Baccalaureate Programs                                   Page - 26 -                                               March 2008
in Community Colleges

 (e) Beginning 4 years after the college receives accreditation to offer baccalaureate degrees, the Board of Trustees of St.
 Petersburg College may determine additional programs to be offered, with the approval of the coordinating board. The
 determination must consider community needs and economic opportunities.

 (f) The coordinating board shall meet at the request of the President of the University of South Florida or the President of
 St. Petersburg College.

 (g) If the coordinating board cannot decide an issue of importance to the programs designed for upper-division students,
 the State Board of Education shall resolve the issue.

 (6) EMPLOYEES.--

 (a) Employment at St. Petersburg College is governed by the same laws that govern community colleges, except that
 upper-division faculty are eligible for continuing contracts upon the completion of the fifth year of teaching.

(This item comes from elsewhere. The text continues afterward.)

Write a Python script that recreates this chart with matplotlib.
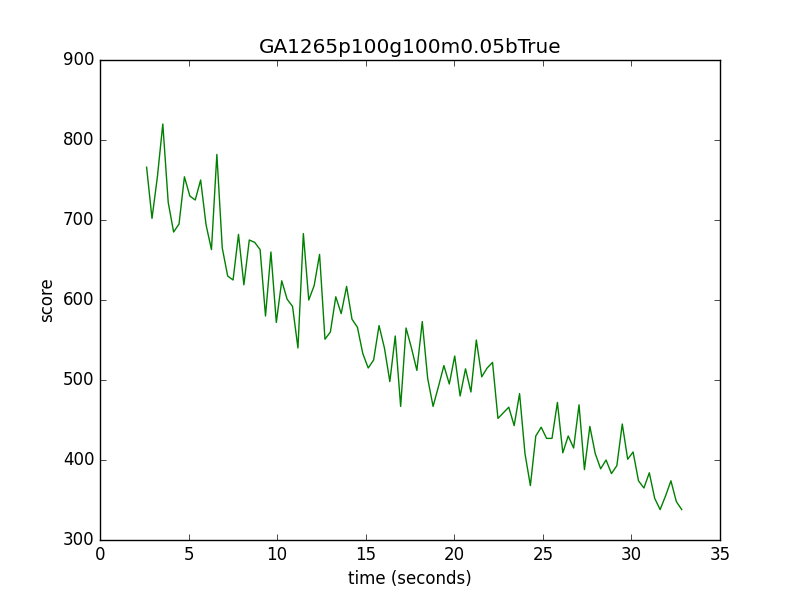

 (b) Employee records for all personnel shall be maintained as required by s. 1012.81.

 (7) FACILITIES.--St. Petersburg College may request funding from the Public Education Capital Outlay and Debt Service
 Trust Fund as a community college and as a university. The municipalities in Pinellas County, the Board of County
 Commissioners of Pinellas County, and all other governmental entities are authorized to cooperate with the Board of
 Trustees of St. Petersburg College in establishing this institution. The acquisition and donation of lands, buildings, and
 equipment for the use of St. Petersburg College are authorized as a public purpose. The Board of County Commissioners
 of Pinellas County and all municipalities in Pinellas County may exercise the power of eminent domain to acquire lands,
 buildings, and equipment for the use of St. Petersburg College, regardless of whether such lands, buildings, and
 equipment are located in a community redevelopment area.

 (8) STATE FUNDING.--

 (a) The Legislature intends to fund St. Petersburg College as a community college for its workforce education programs
 and for its lower-division level college credit courses and programs.

 (b) The Legislature intends to fund St. Petersburg College as a baccalaureate degree level institution for its upper-
 division level courses and programs.

 History.--s. 224, ch. 2002-387; s. 92, ch. 2004-357.